Challenge - Transcribe all the entries word for word, skipping the pictures.
━━━━━━━━━━━━━━━━
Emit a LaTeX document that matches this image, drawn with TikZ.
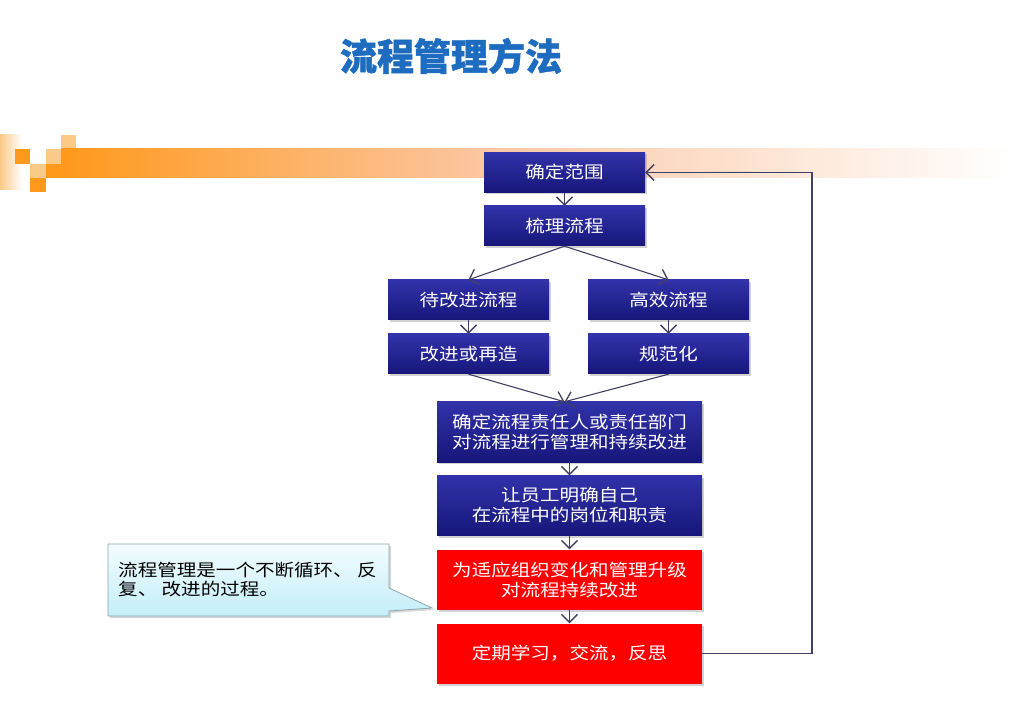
\documentclass[tikz,border=0pt]{standalone}
\usepackage{fontspec}
\usetikzlibrary{arrows.meta,shadows}
\newfontfamily\cjk[FakeStretch=1.15]{Noto Sans CJK SC}
\newfontfamily\cjkt[BoldFeatures={FakeBold=1.2}]{Noto Sans CJK SC}
\definecolor{boxtop}{RGB}{50,50,170}
\definecolor{boxbot}{RGB}{22,22,122}
\definecolor{lnc}{RGB}{64,64,100}
\definecolor{redb}{RGB}{255,0,0}
\definecolor{org}{RGB}{255,153,28}
\definecolor{lorg}{RGB}{252,202,135}
\definecolor{peach}{RGB}{252,198,162}
\definecolor{ttl}{RGB}{30,108,192}
\definecolor{cyt}{RGB}{242,252,254}
\definecolor{cyb}{RGB}{196,238,248}
\definecolor{cyd}{RGB}{140,165,175}
\tikzset{
  boxbase/.style={draw=none, minimum width=161pt, minimum height=40pt, inner sep=0pt,
    align=center, text=white, font=\cjk\fontsize{17}{20}\selectfont,
    drop shadow={shadow xshift=2pt, shadow yshift=-2pt, opacity=0.35}},
  bluebox/.style={boxbase, top color=boxtop, bottom color=boxbot},
  redbox/.style={boxbase, fill=redb},
  widebox/.style={minimum width=265pt, minimum height=60pt},
  conn/.style={draw=lnc, line width=1.1pt, -{Straight Barb[length=8pt,width=16pt,line width=1.3pt]}},
}
\begin{document}
\begin{tikzpicture}[x=1pt,y=-1pt]
\useasboundingbox (0,0) rectangle (1023,708);
\fill[white] (0,0) rectangle (1023,708);
% title
\node[font=\cjkt\bfseries\fontsize{37}{40}\selectfont, text=ttl] (ttl) at (451,56) {流程管理方法};
% orange decoration
\shade[left color=lorg, right color=white] (0,135) rectangle (22,190);
\fill[org] (15,149) rectangle (30,164);
\fill[lorg] (30,164) rectangle (46,178);
\fill[org] (30,178) rectangle (46,192);
\fill[lorg] (46,149) rectangle (61,164);
\fill[org] (46,164) rectangle (61,178);
\fill[lorg] (61,135) rectangle (76,149);
\shade[left color=org, right color=peach] (61,149) rectangle (482,178);
\shade[left color=peach, right color=white] (481.5,149) rectangle (1015,178);
% boxes
\node[bluebox] (n1) at (564.5,172.5) {确定范围};
\node[bluebox] (n2) at (564.5,226) {梳理流程};
\node[bluebox] (n3) at (468.5,300) {待改进流程};
\node[bluebox] (n4) at (668.5,300) {高效流程};
\node[bluebox] (n5) at (468.5,354) {改进或再造};
\node[bluebox] (n6) at (668.5,354) {规范化};
\node[bluebox,widebox] (n7) at (569.5,432) {确定流程责任人或责任部门\\对流程进行管理和持续改进};
\node[bluebox,widebox] (n8) at (569.5,505.5) {让员工明确自己\\在流程中的岗位和职责};
\node[redbox,widebox] (n9) at (569.5,579.5) {为适应组织变化和管理升级\\对流程持续改进};
\node[redbox,widebox] (n10) at (569.5,653.5) {定期学习，交流，反思};
% connectors
\coordinate (rt) at (812,0);
\draw[conn] (n1.south) -- (n2.north);
\draw[conn] (n2.south) -- (n3.north);
\draw[conn] (n2.south) -- (n4.north);
\draw[conn] (n3.south) -- (n5.north);
\draw[conn] (n4.south) -- (n6.north);
\draw[conn] (n5.south) -- (n1 |- n7.north);
\draw[conn] (n6.south) -- (n1 |- n7.north);
\draw[conn] (n7.south) -- (n8.north);
\draw[conn] (n8.south) -- (n9.north);
\draw[conn] (n9.south) -- (n10.north);
\draw[conn] (n10.east) -- (n10.east -| rt) -- (n1.east -| rt) -- (n1.east);
% callout
\path[draw=cyd, line width=0.8pt, top color=cyt, bottom color=cyb,
  drop shadow={shadow xshift=2pt, shadow yshift=-2pt, opacity=0.3}]
  (108,544) -- (389,544) -- (389,588) -- (432,608) -- (389,611) -- (389,616) -- (108,616) -- cycle;
\node[anchor=west, align=left, inner sep=0pt, font=\cjk\fontsize{17}{19}\selectfont, text=black] (cn) at (118,579.5) {流程管理是一个不断循环、 反\\复、 改进的过程。};
\end{tikzpicture}
\end{document}
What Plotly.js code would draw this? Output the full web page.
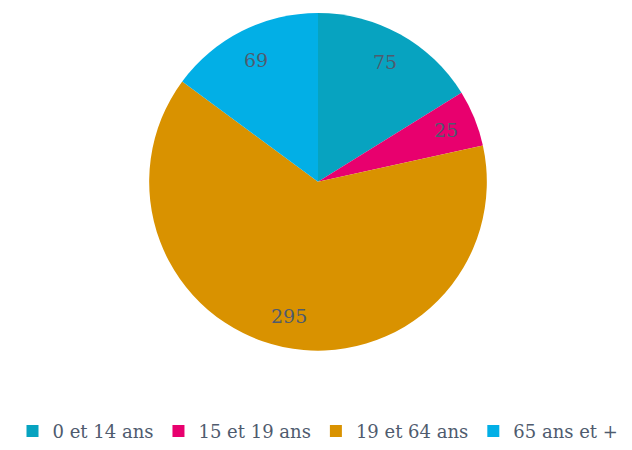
━━━━━━━━━━━━━━━━
Written solution -
Emit a LaTeX document that matches this image, drawn with TikZ.
\documentclass[tikz,border=0pt]{standalone}
\usepackage{fontspec}
\usetikzlibrary{arrows.meta,shadows}
\newfontfamily\cjk[FakeStretch=1.15]{Noto Sans CJK SC}
\newfontfamily\cjkt[BoldFeatures={FakeBold=1.2}]{Noto Sans CJK SC}
\definecolor{boxtop}{RGB}{50,50,170}
\definecolor{boxbot}{RGB}{22,22,122}
\definecolor{lnc}{RGB}{64,64,100}
\definecolor{redb}{RGB}{255,0,0}
\definecolor{org}{RGB}{255,153,28}
\definecolor{lorg}{RGB}{252,202,135}
\definecolor{peach}{RGB}{252,198,162}
\definecolor{ttl}{RGB}{30,108,192}
\definecolor{cyt}{RGB}{242,252,254}
\definecolor{cyb}{RGB}{196,238,248}
\definecolor{cyd}{RGB}{140,165,175}
\tikzset{
  boxbase/.style={draw=none, minimum width=161pt, minimum height=40pt, inner sep=0pt,
    align=center, text=white, font=\cjk\fontsize{17}{20}\selectfont,
    drop shadow={shadow xshift=2pt, shadow yshift=-2pt, opacity=0.35}},
  bluebox/.style={boxbase, top color=boxtop, bottom color=boxbot},
  redbox/.style={boxbase, fill=redb},
  widebox/.style={minimum width=265pt, minimum height=60pt},
  conn/.style={draw=lnc, line width=1.1pt, -{Straight Barb[length=8pt,width=16pt,line width=1.3pt]}},
}
\begin{document}
\begin{tikzpicture}[x=1pt,y=-1pt]
\useasboundingbox (0,0) rectangle (1023,708);
\fill[white] (0,0) rectangle (1023,708);
% title
\node[font=\cjkt\bfseries\fontsize{37}{40}\selectfont, text=ttl] (ttl) at (451,56) {流程管理方法};
% orange decoration
\shade[left color=lorg, right color=white] (0,135) rectangle (22,190);
\fill[org] (15,149) rectangle (30,164);
\fill[lorg] (30,164) rectangle (46,178);
\fill[org] (30,178) rectangle (46,192);
\fill[lorg] (46,149) rectangle (61,164);
\fill[org] (46,164) rectangle (61,178);
\fill[lorg] (61,135) rectangle (76,149);
\shade[left color=org, right color=peach] (61,149) rectangle (482,178);
\shade[left color=peach, right color=white] (481.5,149) rectangle (1015,178);
% boxes
\node[bluebox] (n1) at (564.5,172.5) {确定范围};
\node[bluebox] (n2) at (564.5,226) {梳理流程};
\node[bluebox] (n3) at (468.5,300) {待改进流程};
\node[bluebox] (n4) at (668.5,300) {高效流程};
\node[bluebox] (n5) at (468.5,354) {改进或再造};
\node[bluebox] (n6) at (668.5,354) {规范化};
\node[bluebox,widebox] (n7) at (569.5,432) {确定流程责任人或责任部门\\对流程进行管理和持续改进};
\node[bluebox,widebox] (n8) at (569.5,505.5) {让员工明确自己\\在流程中的岗位和职责};
\node[redbox,widebox] (n9) at (569.5,579.5) {为适应组织变化和管理升级\\对流程持续改进};
\node[redbox,widebox] (n10) at (569.5,653.5) {定期学习，交流，反思};
% connectors
\coordinate (rt) at (812,0);
\draw[conn] (n1.south) -- (n2.north);
\draw[conn] (n2.south) -- (n3.north);
\draw[conn] (n2.south) -- (n4.north);
\draw[conn] (n3.south) -- (n5.north);
\draw[conn] (n4.south) -- (n6.north);
\draw[conn] (n5.south) -- (n1 |- n7.north);
\draw[conn] (n6.south) -- (n1 |- n7.north);
\draw[conn] (n7.south) -- (n8.north);
\draw[conn] (n8.south) -- (n9.north);
\draw[conn] (n9.south) -- (n10.north);
\draw[conn] (n10.east) -- (n10.east -| rt) -- (n1.east -| rt) -- (n1.east);
% callout
\path[draw=cyd, line width=0.8pt, top color=cyt, bottom color=cyb,
  drop shadow={shadow xshift=2pt, shadow yshift=-2pt, opacity=0.3}]
  (108,544) -- (389,544) -- (389,588) -- (432,608) -- (389,611) -- (389,616) -- (108,616) -- cycle;
\node[anchor=west, align=left, inner sep=0pt, font=\cjk\fontsize{17}{19}\selectfont, text=black] (cn) at (118,579.5) {流程管理是一个不断循环、 反\\复、 改进的过程。};
\end{tikzpicture}
\end{document}
What Plotly.js code would draw this? Output the full web page.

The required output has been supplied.